> **To do**
Look through the listing and locate every line containing the word "this"; copy those lines.

> **Supplied material**
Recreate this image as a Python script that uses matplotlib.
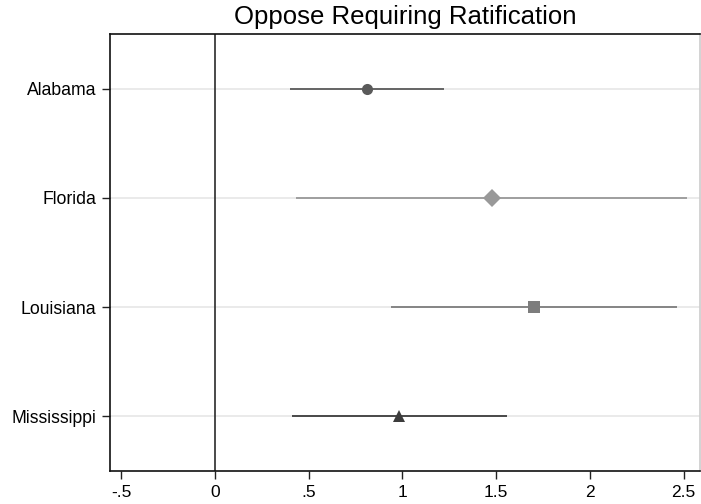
import matplotlib
matplotlib.use("Agg")
import matplotlib.pyplot as plt

plt.rcParams["font.family"] = ["Liberation Sans", "DejaVu Sans"]

states = ["Alabama", "Florida", "Louisiana", "Mississippi"]
estimates = [0.81, 1.475, 1.70, 0.983]
ci_low = [0.402, 0.430, 0.937, 0.411]
ci_high = [1.222, 2.519, 2.466, 1.555]
x_ticks = [-0.5, 0, 0.5, 1, 1.5, 2, 2.5]
x_tick_labels = ["-.5", "0", ".5", "1", "1.5", "2", "2.5"]

markers = ["o", "D", "s", "^"]
marker_sizes = [8, 9.5, 8, 8.5]
colors = ["#5a5a5a", "#999999", "#7d7d7d", "#3c3c3c"]

fig = plt.figure(figsize=(7.01, 5.04), dpi=100)
ax = fig.add_axes([110 / 701, 1 - 471 / 504, 590 / 701, 437 / 504])

ypos = list(range(1, len(states) + 1))
for y in ypos:
    ax.axhline(y, color="#e4e4e4", linewidth=1.1, zorder=0)
ax.axvline(0, color="#2a2a2a", linewidth=1.2, zorder=1)

for i, y in enumerate(ypos):
    ax.plot([ci_low[i], ci_high[i]], [y, y], color=colors[i], linewidth=1.3,
            solid_capstyle="butt", zorder=2)
    ax.plot(estimates[i], y, marker=markers[i], markersize=marker_sizes[i],
            color=colors[i], markeredgewidth=0, linestyle="none", zorder=3)

ax.set_xlim(-0.56, 2.587)
ax.set_ylim(4.5, 0.5)
ax.set_xticks(x_ticks)
ax.set_xticklabels(x_tick_labels)
ax.set_yticks(ypos)
ax.set_yticklabels(states)
ax.tick_params(axis="both", length=6, width=1.0, color="#222222", labelsize=12.5, pad=4)
ax.tick_params(axis="y", labelsize=12.7)

for side in ["left", "right", "top", "bottom"]:
    ax.spines[side].set_color("#111111")
    ax.spines[side].set_linewidth(1.2)
ax.spines["right"].set_color("#cccccc")

ax.set_title("Oppose Requiring Ratification", fontsize=18.5, pad=7)

fig.savefig("out.png", dpi=100)
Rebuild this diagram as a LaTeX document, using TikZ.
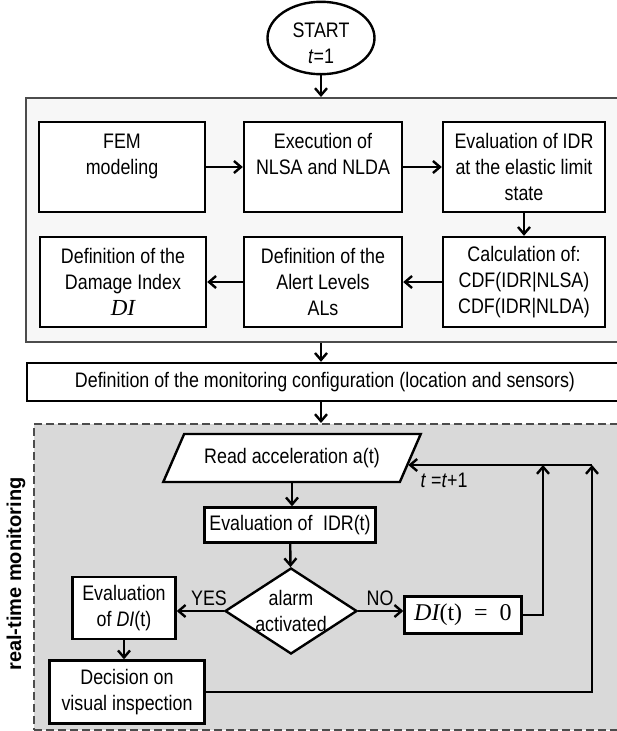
\documentclass[tikz,border=0pt]{standalone}
\usepackage{fontspec}
\setmainfont{Liberation Sans}[FakeStretch=0.85]
\newfontfamily\sidefont{Liberation Sans}
\newfontfamily\mathfont{Liberation Serif}
\usetikzlibrary{shapes.geometric,arrows.meta,calc}

\newcommand{\varDI}{{\mathfont\itshape DI}}
\tikzset{
  flowbox/.style={draw,line width=2.4pt,fill=white,align=center,inner sep=0pt},
  flowarrow/.style={line width=2.4pt,-{Straight Barb[length=7pt,width=12pt,line width=2.4pt]}},
  rowone/.style={flowbox,minimum height=90,anchor=center},
}

\begin{document}
\begin{tikzpicture}[x=1pt,y=-1pt,font=\fontsize{21}{26}\selectfont]
\useasboundingbox (0,0) rectangle (617,731);
%
\node[ellipse,draw,line width=2.4pt,minimum width=107,minimum height=62,inner sep=0pt,align=center] (start) at (321,38) {\rule{0pt}{25pt}START\\\textit{t}=1};
\node[draw=black!70,line width=1.8pt,fill=black!3,minimum width=606,minimum height=244,anchor=north west] (prep) at (25,97) {};
%
\node[rowone,minimum width=166] (fem) at (122,167) {FEM\\modeling\\~};
\node[rowone,minimum width=158] (exec) at (323,167) {Execution of\\NLSA and NLDA\\~};
\node[rowone,minimum width=162] (evalidr) at (524,167) {Evaluation of IDR\\at the elastic limit\\state};
\node[rowone,minimum width=166] (damage) at (123,282) {Definition of the\\Damage Index\\{\fontsize{23}{26}\selectfont\varDI}};
\node[rowone,minimum width=158] (alert) at (323,282) {Definition of the\\Alert Levels\\ALs};
\node[rowone,minimum width=162] (calc) at (524,282) {Calculation of:\\CDF(IDR|NLSA)\\CDF(IDR|NLDA)};
%
\node[flowbox,minimum width=596,minimum height=38] (config) at (325,382) {Definition of the monitoring configuration (location and sensors)};
%
\node[draw=black!70,dashed,dash pattern=on 8pt off 4pt,line width=2pt,fill=black!15,minimum width=607,minimum height=306,anchor=north west] (monitor) at (33,423) {};
\node[rotate=90,font=\sidefont\bfseries\fontsize{20}{24}\selectfont] (side) at (16,574) {real-time monitoring};
%
\node[flowbox,trapezium,trapezium left angle=49,trapezium right angle=131,trapezium stretches=true,minimum width=258,minimum height=48] (read) at (292,458) {Read acceleration a(t)};
\node[flowbox,minimum width=171,minimum height=35] (idr) at (290,525) {Evaluation of\enspace IDR(t)};
\node[flowbox,diamond,minimum width=132,minimum height=86] (alarm) at (291,611) {\makebox[0pt]{alarm}\\\makebox[0pt]{activated}};
\node[flowbox,minimum width=103,minimum height=62] (evaldi) at (124,608) {Evaluation\\of \textit{DI}(t)};
\node[flowbox,minimum width=155,minimum height=63] (decision) at (127,692) {Decision on\\visual inspection};
\node[flowbox,minimum width=117,minimum height=37,font=\fontsize{24}{26}\selectfont] (dizero) at (463,615) {\varDI{\mathfont(t)\enspace=\enspace0}};
\node (yes) at (209,598) {YES};
\node (no) at (380,598) {NO};
\node (tinc) at (444,480) {\textit{t} =\textit{t}+1};
\coordinate (loopa) at (543,465);
\coordinate (loopb) at (592,465);
\coordinate (readin) at ($(read.top right corner)!0.65!(read.bottom right corner)$);
%
\draw[flowarrow] (start.south) -- (start.south |- prep.north);
\draw[flowarrow] (fem.east) -- (fem.east -| exec.west);
\draw[flowarrow] (exec.east) -- (exec.east -| evalidr.west);
\draw[flowarrow] (evalidr) -- (calc);
\draw[flowarrow] (calc.west) -- (calc.west -| alert.east);
\draw[flowarrow] (alert.west) -- (alert.west -| damage.east);
\draw[flowarrow] (start.south |- prep.south) -- (start.south |- config.north);
\draw[flowarrow] (start.south |- config.south) -- (start.south |- monitor.north);
%
\draw[flowarrow] (read.south) -- (read.south |- idr.north);
\draw[flowarrow] (idr) -- (alarm);
\draw[flowarrow] (alarm.west) -- (alarm.west -| evaldi.east);
\draw[flowarrow] (alarm.east) -- (alarm.east -| dizero.west);
\draw[flowarrow] (evaldi.south) -- (evaldi.south |- decision.north);
\draw[flowarrow] (dizero.east) -| (loopa);
\draw[flowarrow] (decision.east) -| (loopb);
\draw[flowarrow] (loopb) -- (loopb -| readin);
\end{tikzpicture}
\end{document}
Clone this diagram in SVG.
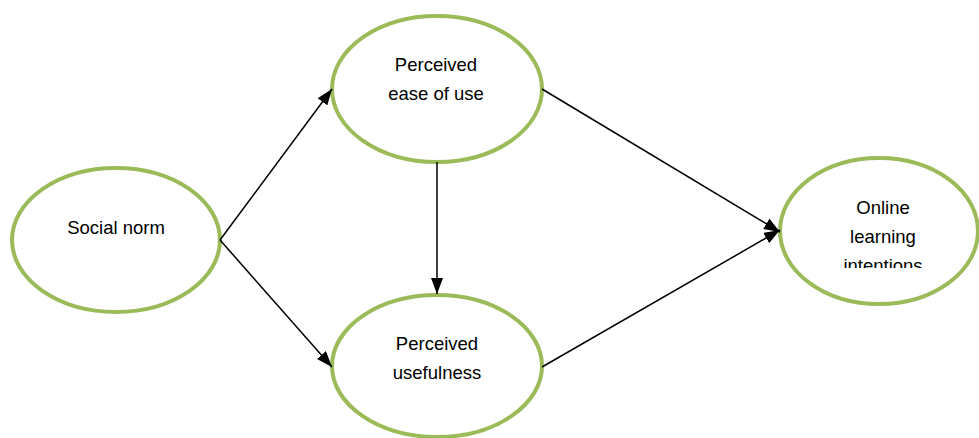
<svg xmlns="http://www.w3.org/2000/svg" width="979" height="438" viewBox="0 0 979 438">
<style>
.node{fill:#fff;stroke:#9bbb59;stroke-width:4}
.lbl{font-family:"Liberation Sans",Arial,sans-serif;font-size:18.5px;fill:#000;text-anchor:middle}
.edge{stroke:#000;stroke-width:1.5;fill:none;marker-end:url(#ah)}
</style>
<defs>
<marker id="ah" markerWidth="16" markerHeight="12" refX="16" refY="6" orient="auto" markerUnits="userSpaceOnUse">
<path d="M0,0 L16,6 L0,12 Z" fill="#000"/>
</marker>
<clipPath id="clipOL"><rect x="780" y="150" width="199" height="118"/></clipPath>
</defs>
<rect width="979" height="438" fill="#fff"/>
<g id="n-social">
<ellipse class="node" cx="116" cy="240" rx="104" ry="72"/>
<text class="lbl" x="116" y="234">Social norm</text>
</g>
<g id="n-ease">
<ellipse class="node" cx="437" cy="89" rx="105" ry="73"/>
<text class="lbl" x="436" y="71">Perceived</text>
<text class="lbl" x="436" y="100">ease of use</text>
</g>
<g id="n-useful">
<ellipse class="node" cx="437" cy="366" rx="105" ry="71"/>
<text class="lbl" x="437" y="350">Perceived</text>
<text class="lbl" x="437" y="379">usefulness</text>
</g>
<g id="n-online">
<ellipse class="node" cx="879" cy="231" rx="99" ry="73"/>
<g clip-path="url(#clipOL)">
<text class="lbl" x="883" y="214">Online</text>
<text class="lbl" x="883" y="243">learning</text>
<text class="lbl" x="883" y="272">intentions</text>
</g>
</g>
<g id="connectors">
<line class="edge" x1="220" y1="240" x2="332" y2="89"/>
<line class="edge" x1="220" y1="240" x2="332" y2="367"/>
<line class="edge" x1="437" y1="162" x2="437" y2="294"/>
<line class="edge" x1="542" y1="89" x2="780" y2="232"/>
<line class="edge" x1="542" y1="367" x2="780" y2="230"/>
</g>
</svg>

> **Finished exercise**
Recreate this image as a Python script that uses matplotlib.
Rebuild this diagram as a LaTeX document, using TikZ.
Clone this diagram in SVG.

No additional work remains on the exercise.